WHAT IS REQUIRED: Gather from the material every line that contains the string "matplotlib".

— start of RECORDS FOR THIS EXERCISE —

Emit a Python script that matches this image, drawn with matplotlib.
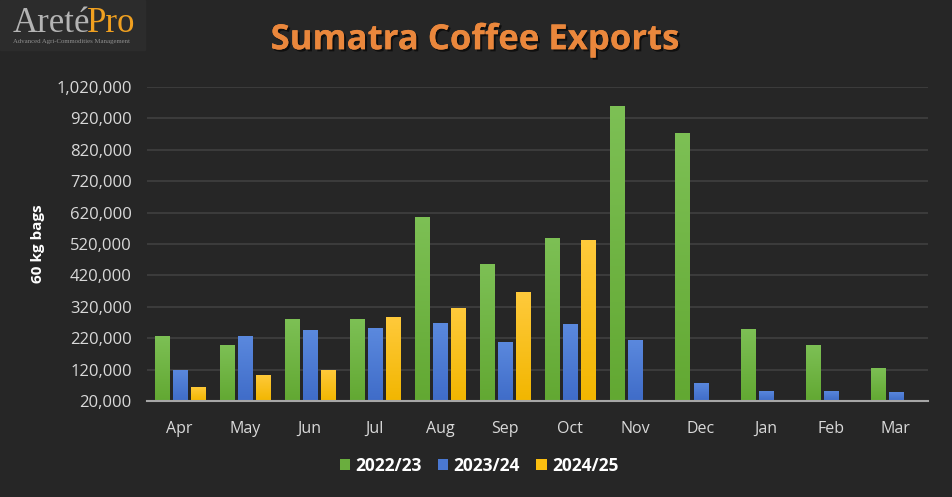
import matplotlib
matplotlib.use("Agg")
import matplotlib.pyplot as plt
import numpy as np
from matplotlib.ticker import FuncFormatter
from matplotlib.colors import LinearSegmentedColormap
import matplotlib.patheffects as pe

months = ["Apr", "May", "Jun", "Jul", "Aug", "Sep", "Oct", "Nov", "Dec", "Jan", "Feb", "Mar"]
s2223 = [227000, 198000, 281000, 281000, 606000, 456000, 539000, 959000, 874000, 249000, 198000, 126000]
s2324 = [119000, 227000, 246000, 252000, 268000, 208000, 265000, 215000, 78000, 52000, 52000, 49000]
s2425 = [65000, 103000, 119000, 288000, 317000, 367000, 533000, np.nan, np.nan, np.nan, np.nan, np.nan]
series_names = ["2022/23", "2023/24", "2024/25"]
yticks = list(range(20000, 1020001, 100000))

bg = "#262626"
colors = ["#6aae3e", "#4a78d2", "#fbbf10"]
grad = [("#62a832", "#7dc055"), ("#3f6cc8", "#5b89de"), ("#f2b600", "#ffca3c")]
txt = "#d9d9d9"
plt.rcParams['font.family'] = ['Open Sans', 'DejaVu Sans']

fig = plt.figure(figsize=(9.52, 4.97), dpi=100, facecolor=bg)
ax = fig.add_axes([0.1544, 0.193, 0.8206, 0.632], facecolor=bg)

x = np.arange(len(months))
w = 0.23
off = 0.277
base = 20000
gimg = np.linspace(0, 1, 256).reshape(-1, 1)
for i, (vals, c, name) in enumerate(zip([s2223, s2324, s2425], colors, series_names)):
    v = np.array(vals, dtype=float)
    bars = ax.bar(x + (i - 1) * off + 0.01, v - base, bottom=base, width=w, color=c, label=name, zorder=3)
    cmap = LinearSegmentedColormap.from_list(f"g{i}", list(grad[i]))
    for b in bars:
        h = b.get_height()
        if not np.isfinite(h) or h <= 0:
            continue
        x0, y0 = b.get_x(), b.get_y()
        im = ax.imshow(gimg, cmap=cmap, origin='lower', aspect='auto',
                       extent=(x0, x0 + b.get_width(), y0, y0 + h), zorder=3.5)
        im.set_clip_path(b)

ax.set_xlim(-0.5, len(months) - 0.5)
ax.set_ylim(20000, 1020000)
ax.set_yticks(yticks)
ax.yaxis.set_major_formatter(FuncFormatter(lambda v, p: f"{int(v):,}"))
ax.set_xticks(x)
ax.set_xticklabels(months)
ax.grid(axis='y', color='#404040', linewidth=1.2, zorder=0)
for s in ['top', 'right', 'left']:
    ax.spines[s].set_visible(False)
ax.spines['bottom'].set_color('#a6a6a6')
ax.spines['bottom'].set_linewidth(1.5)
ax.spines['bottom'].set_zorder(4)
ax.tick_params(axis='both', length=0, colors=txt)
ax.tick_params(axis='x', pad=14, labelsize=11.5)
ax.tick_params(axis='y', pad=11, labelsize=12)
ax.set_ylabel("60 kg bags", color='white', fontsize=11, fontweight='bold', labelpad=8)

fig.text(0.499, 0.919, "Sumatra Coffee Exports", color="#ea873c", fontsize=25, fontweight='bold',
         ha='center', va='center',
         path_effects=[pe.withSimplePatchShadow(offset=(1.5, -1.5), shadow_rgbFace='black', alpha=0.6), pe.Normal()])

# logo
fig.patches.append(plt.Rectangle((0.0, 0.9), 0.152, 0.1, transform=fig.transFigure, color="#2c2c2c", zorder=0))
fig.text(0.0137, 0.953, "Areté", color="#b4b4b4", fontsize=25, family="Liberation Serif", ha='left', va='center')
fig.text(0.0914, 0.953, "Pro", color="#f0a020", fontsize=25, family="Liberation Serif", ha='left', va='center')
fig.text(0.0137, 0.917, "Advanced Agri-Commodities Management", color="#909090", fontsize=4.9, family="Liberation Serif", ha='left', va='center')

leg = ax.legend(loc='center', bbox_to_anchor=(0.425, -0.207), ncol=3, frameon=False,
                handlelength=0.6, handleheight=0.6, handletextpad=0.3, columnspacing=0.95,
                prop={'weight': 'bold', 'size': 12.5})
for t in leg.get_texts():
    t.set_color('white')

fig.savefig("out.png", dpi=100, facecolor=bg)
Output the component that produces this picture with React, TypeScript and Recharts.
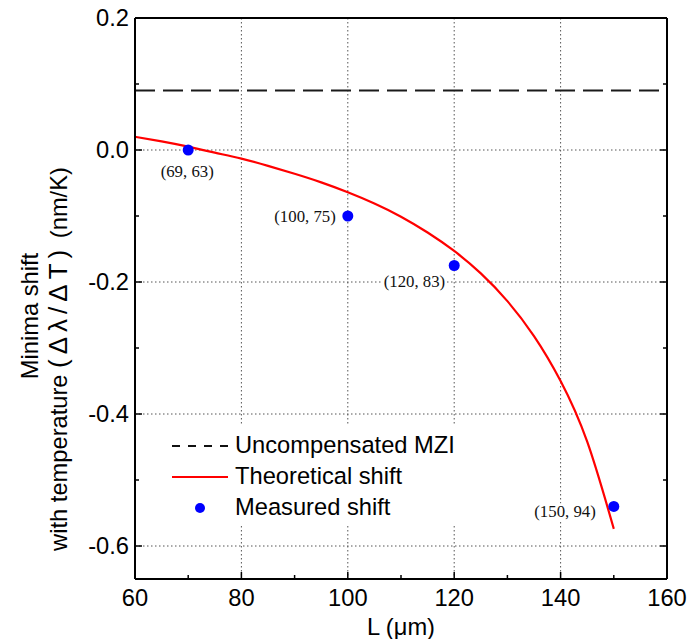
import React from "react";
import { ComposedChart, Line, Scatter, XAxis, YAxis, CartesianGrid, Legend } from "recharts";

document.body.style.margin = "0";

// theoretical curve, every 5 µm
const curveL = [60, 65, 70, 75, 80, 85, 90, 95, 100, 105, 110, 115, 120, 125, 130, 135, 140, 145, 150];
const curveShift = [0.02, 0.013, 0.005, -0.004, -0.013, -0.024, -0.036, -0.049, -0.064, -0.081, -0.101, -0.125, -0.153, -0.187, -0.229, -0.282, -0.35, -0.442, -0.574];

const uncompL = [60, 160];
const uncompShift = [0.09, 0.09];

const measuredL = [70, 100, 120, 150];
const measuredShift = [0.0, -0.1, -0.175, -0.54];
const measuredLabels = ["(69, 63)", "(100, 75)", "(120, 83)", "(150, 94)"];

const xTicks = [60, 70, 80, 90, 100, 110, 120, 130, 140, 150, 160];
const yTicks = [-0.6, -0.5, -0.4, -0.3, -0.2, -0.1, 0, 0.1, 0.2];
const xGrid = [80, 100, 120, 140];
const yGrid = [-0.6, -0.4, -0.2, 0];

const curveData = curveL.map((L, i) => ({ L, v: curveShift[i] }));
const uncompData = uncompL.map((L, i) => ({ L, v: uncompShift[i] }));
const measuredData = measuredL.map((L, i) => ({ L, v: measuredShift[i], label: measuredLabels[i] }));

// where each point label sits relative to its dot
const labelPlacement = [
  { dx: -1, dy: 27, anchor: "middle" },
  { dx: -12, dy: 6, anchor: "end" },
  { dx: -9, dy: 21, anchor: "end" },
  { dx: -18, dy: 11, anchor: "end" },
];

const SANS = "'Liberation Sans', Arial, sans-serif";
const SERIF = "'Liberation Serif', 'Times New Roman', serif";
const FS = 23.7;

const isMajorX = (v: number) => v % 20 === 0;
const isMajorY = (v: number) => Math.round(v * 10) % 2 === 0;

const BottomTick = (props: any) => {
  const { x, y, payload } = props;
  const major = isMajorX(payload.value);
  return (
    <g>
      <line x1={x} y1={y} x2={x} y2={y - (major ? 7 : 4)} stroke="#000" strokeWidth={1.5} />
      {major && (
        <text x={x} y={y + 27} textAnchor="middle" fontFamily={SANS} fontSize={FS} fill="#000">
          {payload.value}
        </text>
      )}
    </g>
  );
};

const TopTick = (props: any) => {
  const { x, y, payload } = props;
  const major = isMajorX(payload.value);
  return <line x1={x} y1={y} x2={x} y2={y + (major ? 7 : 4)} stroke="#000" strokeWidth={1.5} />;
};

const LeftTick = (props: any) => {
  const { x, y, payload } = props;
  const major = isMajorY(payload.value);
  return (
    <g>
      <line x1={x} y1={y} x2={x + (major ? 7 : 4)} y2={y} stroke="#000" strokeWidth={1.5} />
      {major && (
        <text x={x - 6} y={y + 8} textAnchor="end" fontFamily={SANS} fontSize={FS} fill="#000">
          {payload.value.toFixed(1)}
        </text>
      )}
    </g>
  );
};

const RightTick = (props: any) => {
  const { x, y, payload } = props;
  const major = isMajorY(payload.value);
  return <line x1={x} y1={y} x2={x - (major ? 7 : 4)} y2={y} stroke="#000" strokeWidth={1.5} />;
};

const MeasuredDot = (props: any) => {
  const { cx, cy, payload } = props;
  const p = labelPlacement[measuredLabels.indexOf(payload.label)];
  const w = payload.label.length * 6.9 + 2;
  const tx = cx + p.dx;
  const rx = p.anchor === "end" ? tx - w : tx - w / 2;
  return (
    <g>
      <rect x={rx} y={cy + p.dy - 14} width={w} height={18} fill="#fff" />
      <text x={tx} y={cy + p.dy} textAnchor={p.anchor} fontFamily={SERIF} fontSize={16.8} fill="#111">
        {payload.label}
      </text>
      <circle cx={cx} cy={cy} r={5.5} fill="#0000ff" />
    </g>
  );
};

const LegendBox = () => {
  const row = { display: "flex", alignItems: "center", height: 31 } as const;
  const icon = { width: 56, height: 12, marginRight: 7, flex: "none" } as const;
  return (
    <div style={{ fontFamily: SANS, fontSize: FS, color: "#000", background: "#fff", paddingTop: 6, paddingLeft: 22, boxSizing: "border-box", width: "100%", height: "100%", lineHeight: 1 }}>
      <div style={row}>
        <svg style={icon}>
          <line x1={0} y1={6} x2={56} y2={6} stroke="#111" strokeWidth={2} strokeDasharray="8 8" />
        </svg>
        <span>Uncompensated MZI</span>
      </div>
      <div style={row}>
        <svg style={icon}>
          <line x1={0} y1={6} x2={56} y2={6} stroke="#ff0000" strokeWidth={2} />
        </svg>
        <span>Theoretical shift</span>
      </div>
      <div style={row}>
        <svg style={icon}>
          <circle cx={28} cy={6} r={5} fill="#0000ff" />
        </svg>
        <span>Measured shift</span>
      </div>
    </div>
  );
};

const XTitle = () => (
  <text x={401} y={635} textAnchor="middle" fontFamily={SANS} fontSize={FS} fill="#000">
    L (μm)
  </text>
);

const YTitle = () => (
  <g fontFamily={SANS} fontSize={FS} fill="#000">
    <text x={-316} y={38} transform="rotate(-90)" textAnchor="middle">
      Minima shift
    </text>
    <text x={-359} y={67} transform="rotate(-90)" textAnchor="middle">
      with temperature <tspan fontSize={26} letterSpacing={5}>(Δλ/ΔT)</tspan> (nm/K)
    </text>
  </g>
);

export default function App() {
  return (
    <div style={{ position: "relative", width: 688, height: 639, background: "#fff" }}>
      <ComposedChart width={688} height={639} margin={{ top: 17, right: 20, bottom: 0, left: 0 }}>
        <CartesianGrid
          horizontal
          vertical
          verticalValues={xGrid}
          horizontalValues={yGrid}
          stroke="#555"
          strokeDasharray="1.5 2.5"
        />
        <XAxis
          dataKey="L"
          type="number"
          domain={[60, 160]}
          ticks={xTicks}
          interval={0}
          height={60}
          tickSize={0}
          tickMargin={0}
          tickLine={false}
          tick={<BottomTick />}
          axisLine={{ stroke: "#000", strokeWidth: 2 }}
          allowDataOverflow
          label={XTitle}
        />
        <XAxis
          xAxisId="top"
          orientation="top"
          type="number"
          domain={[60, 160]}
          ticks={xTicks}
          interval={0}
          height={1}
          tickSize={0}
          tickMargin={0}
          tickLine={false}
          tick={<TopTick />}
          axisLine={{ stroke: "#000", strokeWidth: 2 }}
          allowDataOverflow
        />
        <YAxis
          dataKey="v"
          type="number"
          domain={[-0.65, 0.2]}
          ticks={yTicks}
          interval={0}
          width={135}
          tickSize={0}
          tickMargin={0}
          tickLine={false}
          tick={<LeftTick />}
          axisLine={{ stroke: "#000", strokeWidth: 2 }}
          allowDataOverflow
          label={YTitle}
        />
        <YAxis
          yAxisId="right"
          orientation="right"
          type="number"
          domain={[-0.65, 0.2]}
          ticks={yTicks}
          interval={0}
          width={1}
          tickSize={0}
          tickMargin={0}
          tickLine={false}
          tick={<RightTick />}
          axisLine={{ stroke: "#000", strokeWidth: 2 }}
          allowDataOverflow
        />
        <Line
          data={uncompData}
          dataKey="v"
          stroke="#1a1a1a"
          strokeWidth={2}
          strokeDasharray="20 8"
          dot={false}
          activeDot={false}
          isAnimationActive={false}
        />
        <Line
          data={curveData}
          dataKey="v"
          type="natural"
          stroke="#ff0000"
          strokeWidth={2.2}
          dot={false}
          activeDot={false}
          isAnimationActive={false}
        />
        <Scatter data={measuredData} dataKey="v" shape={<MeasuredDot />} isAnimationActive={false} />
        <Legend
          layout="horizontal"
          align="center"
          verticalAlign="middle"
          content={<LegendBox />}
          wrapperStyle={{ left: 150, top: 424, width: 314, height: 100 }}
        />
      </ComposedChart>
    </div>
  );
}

— end of RECORDS FOR THIS EXERCISE —

THE OUTPUT:
Emit a Python script that matches this image, drawn with matplotlib.
import matplotlib
matplotlib.use("Agg")
import matplotlib.pyplot as plt
from matplotlib.ticker import FuncFormatter
from matplotlib.colors import LinearSegmentedColormap
import matplotlib.patheffects as pe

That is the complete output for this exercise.